Moody Lake Park with its Big Blue Round Barn is located off the intersection of 244th Street and Lofton Avenue in southern Chisago Lake township.  Moody Lake is a fun lake to canoe or kayat and has excellent shoreline fishing.  Ice fishing  is not recommended this year as the local watershed district has installed an aeration system to help improve water quality in the lake.  The park has a picnic shelter with four tables/benches.  In the summer months, a portable toliet is available for use on site.  The park is home to the Moody Round Barn which was built in 1915.  For information about the barn see the write-up below.  Tours of the barn can be scheduled by calling 651-257-6906.  Please make your reservations at least a week ahead of the requested tour date.
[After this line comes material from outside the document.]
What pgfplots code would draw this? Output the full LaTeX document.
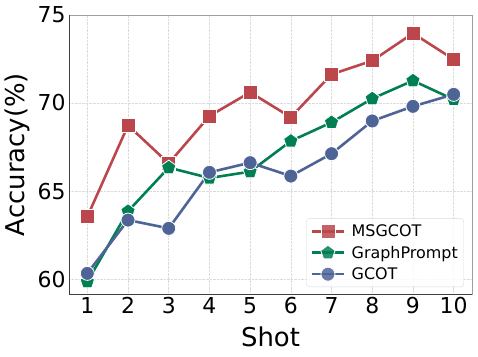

Moody Lake Park and the Round Barn

 

History is about documenting changes.  It is about saving and retelling stories.  Our stories about our past are derived from the traditions, artifacts, buildings and landscapes that survive.  Preserving pieces of our past is vital to connecting the things that were said and done in the past with defining who we are today and how we got where we are.

 

This farm site, known today as Moody Lake Park, was originally settled in 1871 by Elof and Eva Modig from Sweden.   They purchased land to become their farm on both sides of the roadway for $1.25 an acre.  Their first house and barn no longer exist.  Their original rectangular log barn stood just to the west of the picnic shelter (where the gate is today).   Their first house was located in the groove of trees across Lofton Avenue.    They changed their surname to Peterson and finally to Moody in late 1800’s.

 

The big blue round barn was built in 1915 by Charles A. Moody as the local area was transitioning from wheat to dairy (cheese & butter) farming.  It was one of many round barns that were built in Chisago County and Minnesota at that time.   Today it is the only remaining round barn in Chisago County and one of about a dozen in the state of Minnesota.  It is listed on the National Register of Historic Places.

 

The barn is 56 feet high and 56 feet in diameter.  There is a 42 foot high cedar silo inside.  The silo is off-set from the center to allow light from the cupola windows into the hay loft area.   The main floor was used for milking and housing livestock.   The loft area was used for storing hay.  It has always been blue-gray in color (officially Valspar Prince Edward Grey). 

 

The work crew that built the barn consisted of seven men who were paid $1 per day plus their meals.    Much of the lumber was harvested locally.  The sill timbers on top of the concrete/stone foundation were soaked in the lake so that they could be bent to fit the contour.  (The same process was used when the sill timbers were repaired in 2005 and the barn lifted and leveled in preparation for a new roof. ) The total cost of the barn was $3,200. 

 

The second farm house was built in the 1920’s using a catalog Arts and Crafts pattern.  It was built across the road and moved to its location north of the park when the housing development came through.  It is now privately owned.   It retains its leaded stain-glass windows and rich dark wood work and built in buffet.  The main floor includes a farmhand bedroom downstairs and  back porch entry with a pass-through window for the morning mile and eggs.

 

The Moody Farmstead was a Century Farm until it was sold for development in early 2000’s.   In 2004, Chisago Lake Township purchased the site where the big blue barn was located using park acquisition funds paid by developers when subdividing real estate under MN 394.25.  The township then signed an agreement with the Chisago County Historical Society to allow them to use the site as a living history museum.

 

In 2013, the county historical society halted all activities and restoration work on the site.  In 2014, a public hearing was held concerning the partnership agreement that the township had with the historical society.  Following that hearing, the agreement was terminated.   The township split off five acres on the north end of the park containing the farmhouse and sold the property into private ownership.